Design Choices That Still Allow for Brand Identity
With so many compliance boxes to check, it might seem like there’s not much room left for creativity. In practice, brands that do this well find ways to let their identity shine through in the details that aren’t regulated: color choices, typography, finishes like soft-touch coatings or spot UV, and the overall shape or proportions of the packaging.
Minimalist design has worked well for a lot of cannabis brands in this space, partly because it photographs well for social media and partly because it keeps the focus on whatever branding elements the company chooses to emphasize. A clean layout with a strong logo placement often reads as more premium than packaging crowded with text and graphics, even when both meet the same compliance requirements.
Sourcing the Right Pre Roll Packaging
Once design direction, compliance needs, and sustainability goals are mapped out, the next step is finding a supplier who can actually produce packaging that checks all these boxes without compromising on any single one. This is often where brands run into friction, since not every packaging supplier has experience navigating cannabis-specific regulations like child-resistance testing or state labeling variations.
Working with suppliers who specialize in custom pre-roll packaging specifically, rather than general product packaging, tends to make this process smoother. These suppliers are usually already familiar with compliance testing requirements, have relationships with material suppliers offering recycled or biodegradable options, and can often advise on design adjustments that keep costs manageable without sacrificing the brand experience.
Testing Before Scaling Up
As with any packaging decision, samples matter. Before committing to a large production run, it’s worth testing packaging under real conditions: Does the child-resistant mechanism hold up after repeated use? Does the material protect the product during shipping and handling? Does printed text remain legible after the packaging has been handled a few times?

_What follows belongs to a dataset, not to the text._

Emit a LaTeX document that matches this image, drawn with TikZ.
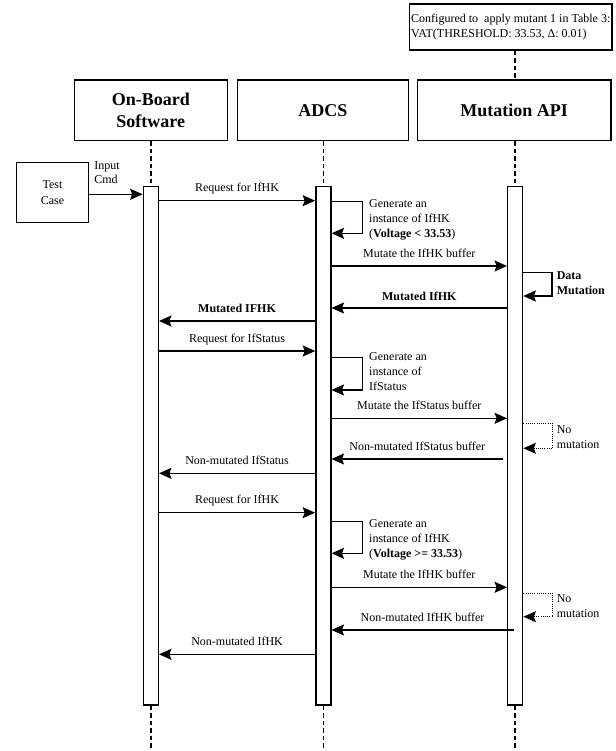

It’s also worth getting a few samples reviewed by someone unfamiliar with the brand, since fresh eyes often catch usability issues that internal teams miss after staring at the same design for weeks.
Final Thoughts
Sustainable pre roll packaging isn’t just about swapping plastic for paper and calling it a day. It’s a balancing act between protecting the product, meeting strict and often inconsistent regulations, and building something that still feels like a genuine extension of the brand. Done well, packaging becomes more than a compliance checkbox, it becomes part of why customers choose one brand over another, and increasingly, part of why they feel good about that choice.